Diesseits der Stille
Auch die so genannten Silent Performances haben ihren Weg ins Kölner Milowitsch-Theater gefunden. Im Jahr 2010 gab es erstmals Konzerte mit Kopfhörern bei der c/o pop. Eigentlich war dieses Konzept als aktive Lärmschutzmaßnahme gedacht, doch Silent Concerts entwickeln sich derzeit zu einer eigenständigen Kunstform. An das Publikum werden Funkkopfhörer verteilt, Lautsprecherboxen gibt es nicht. Um die Zuhörer herum herrscht Stille.
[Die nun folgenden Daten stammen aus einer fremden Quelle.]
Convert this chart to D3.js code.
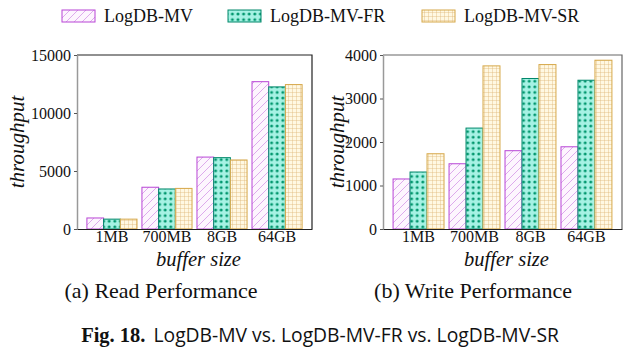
<!DOCTYPE html>
<html><head><meta charset="utf-8">
<script src="https://cdn.jsdelivr.net/npm/d3@7"></script>
<style>body{margin:0;background:#fff}svg{display:block}</style>
</head><body>
<svg id="c" width="640" height="357"></svg>
<script>
const categories = ["1MB", "700MB", "8GB", "64GB"];
const seriesNames = ["LogDB-MV", "LogDB-MV-FR", "LogDB-MV-SR"];
const readMV = [950, 3600, 6200, 12700];
const readFR = [850, 3450, 6150, 12250];
const readSR = [850, 3500, 5950, 12450];
const writeMV = [1150, 1500, 1800, 1890];
const writeFR = [1310, 2320, 3460, 3420];
const writeSR = [1730, 3750, 3780, 3880];
const readTicks = [0, 5000, 10000, 15000];
const writeTicks = [0, 1000, 2000, 3000, 4000];

const svg = d3.select("#c");
const defs = svg.append("defs");
const serif = "'Liberation Serif', 'Times New Roman', serif";

// patterns
const pMV = defs.append("pattern").attr("id", "pMV").attr("patternUnits", "userSpaceOnUse")
  .attr("width", 8).attr("height", 8);
pMV.append("rect").attr("width", 8).attr("height", 8).attr("fill", "#fdf5fe");
pMV.append("path").attr("d", "M-2,10 L10,-2 M-2,2 L2,-2 M6,10 L10,6")
  .attr("stroke", "#d9a2ea").attr("stroke-width", 0.9);

const pFR = defs.append("pattern").attr("id", "pFR").attr("patternUnits", "userSpaceOnUse")
  .attr("width", 5.6).attr("height", 5.6);
pFR.append("rect").attr("width", 5.6).attr("height", 5.6).attr("fill", "#a6f2e4");
pFR.append("circle").attr("cx", 2.8).attr("cy", 2.8).attr("r", 1.5).attr("fill", "#00966c");

const pSR = defs.append("pattern").attr("id", "pSR").attr("patternUnits", "userSpaceOnUse")
  .attr("width", 4).attr("height", 4);
pSR.append("rect").attr("width", 4).attr("height", 4).attr("fill", "#fff8e2");
pSR.append("path").attr("d", "M0,0 L4,0 M0,0 L0,4").attr("stroke", "#e0b878").attr("stroke-width", 0.8);

const fills = ["url(#pMV)", "url(#pFR)", "url(#pSR)"];
const strokes = ["#b845d6", "#00876a", "#d6a84a"];

// legend
const legX = [62, 228, 422];
seriesNames.forEach((n, i) => {
  svg.append("rect").attr("x", legX[i]).attr("y", 10).attr("width", 33).attr("height", 12)
    .attr("fill", fills[i]).attr("stroke", strokes[i]).attr("stroke-width", 1);
  svg.append("text").attr("x", legX[i] + 42).attr("y", 22).text(n)
    .attr("font-family", serif).attr("font-size", 18).attr("fill", "#111");
});

function panel(x0, x1, data, ticks, maxV, titleX, frameColor) {
  const y0 = 229, y1 = 55;
  const x = d3.scaleBand().domain(categories).range([x0, x1]).paddingInner(0.09).paddingOuter(0.18);
  const xs = d3.scaleBand().domain(seriesNames).range([0, x.bandwidth()]);
  const y = d3.scaleLinear().domain([0, maxV]).range([y0, y1]);
  const g = svg.append("g");
  categories.forEach((c, ci) => {
    seriesNames.forEach((s, si) => {
      const v = data[si][ci];
      g.append("rect").attr("x", x(c) + xs(s)).attr("y", y(v))
        .attr("width", xs.bandwidth()).attr("height", y0 - y(v))
        .attr("fill", fills[si]).attr("stroke", strokes[si]).attr("stroke-width", 1);
    });
  });
  // frame
  g.append("path").attr("d", `M${x0},${y1} L${x1},${y1} L${x1},${y0}`)
    .attr("fill", "none").attr("stroke", frameColor).attr("stroke-width", 1.2);
  const ya = g.append("g").attr("transform", `translate(${x0},0)`)
    .call(d3.axisLeft(y).tickValues(ticks).tickSize(3).tickSizeOuter(0).tickFormat(d3.format("d")));
  ya.select(".domain").attr("stroke", "#999").attr("stroke-width", 1.5);
  ya.selectAll(".tick line").attr("stroke", "#555");
  ya.selectAll("text").attr("font-family", serif).attr("font-size", 16).attr("fill", "#111");
  const xa = g.append("g").attr("transform", `translate(0,${y0})`)
    .call(d3.axisBottom(x).tickSize(0).tickPadding(2));
  xa.select(".domain").attr("stroke", "#222").attr("stroke-width", 1.2);
  xa.selectAll("text").attr("font-family", serif).attr("font-size", 16).attr("fill", "#111");
  g.append("text").attr("x", (x0 + x1) / 2 + 4).attr("y", 266).attr("text-anchor", "middle")
    .attr("font-family", serif).attr("font-style", "italic").attr("font-size", 20.5).attr("fill", "#111")
    .text("buffer size");
  g.append("text").attr("transform", `translate(${titleX + 7},${(y0 + y1) / 2}) rotate(-90)`)
    .attr("text-anchor", "middle")
    .attr("font-family", serif).attr("font-style", "italic").attr("font-size", 21).attr("fill", "#111")
    .text("throughput");
}

panel(77, 312, [readMV, readFR, readSR], readTicks, 15000, 17, "#222");
panel(383, 622, [writeMV, writeFR, writeSR], writeTicks, 4000, 337, "#666");

svg.append("text").attr("x", 161).attr("y", 298).attr("text-anchor", "middle")
  .attr("font-family", serif).attr("font-size", 22).attr("fill", "#111").text("(a) Read Performance");
svg.append("text").attr("x", 473).attr("y", 298).attr("text-anchor", "middle")
  .attr("font-family", serif).attr("font-size", 22).attr("fill", "#111").text("(b) Write Performance");

const cap = svg.append("text").attr("x", 320).attr("y", 342).attr("text-anchor", "middle").attr("fill", "#111");
cap.append("tspan").attr("font-family", serif).attr("font-weight", "bold").attr("font-size", 20.5).text("Fig. 18.");
cap.append("tspan").attr("font-family", "'Open Sans', 'Noto Sans', sans-serif").attr("font-size", 19.3)
  .attr("dx", 8).text("LogDB-MV vs. LogDB-MV-FR vs. LogDB-MV-SR");
</script>
</body></html>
Der Tradition gemäß, bieten die Silent Performances der c/o pop vor allem Elektronisches, etwa die akustisch musikalische Weltreise der Pachanga Boys.
Pop-musikalische Nachwuchsförderung
Wie kann man sich ein Festival-Publikum erhalten, wenn es in die Jahre kommt und Familien gründet? Hüpfburgen gibt es auf jedem Wiesen-Festival, auch spezielle Kinderprogramme mit Musik und Clowns findet man immer häufiger, doch was die "c/o pänz" macht, ist ungewöhnlich. Hier machen die Kinder selbst Musik. Sie besuchen DJ-Workshops, lernen, wie man scratcht, machen ihre ersten Erfahrungen beim Beats-Basteln am Computer oder tanzen in der Silent Disco. Ob sie deswegen gleich ihre Eltern zum musikalisch eigenwilligen Konzert der Österreicherin Soap&Skin in die Philharmonie begleiten werden, ist zwar eher nicht anzunehmen, aber die Kreativität fördern solche Aktionen allemal und vielleicht entdeckt ja der eine oder andere Nachwuchs-Rapper bei der c/o pänz sein Talent und spielt in 10 Jahren auf dem Festivalprogramm für die Großen.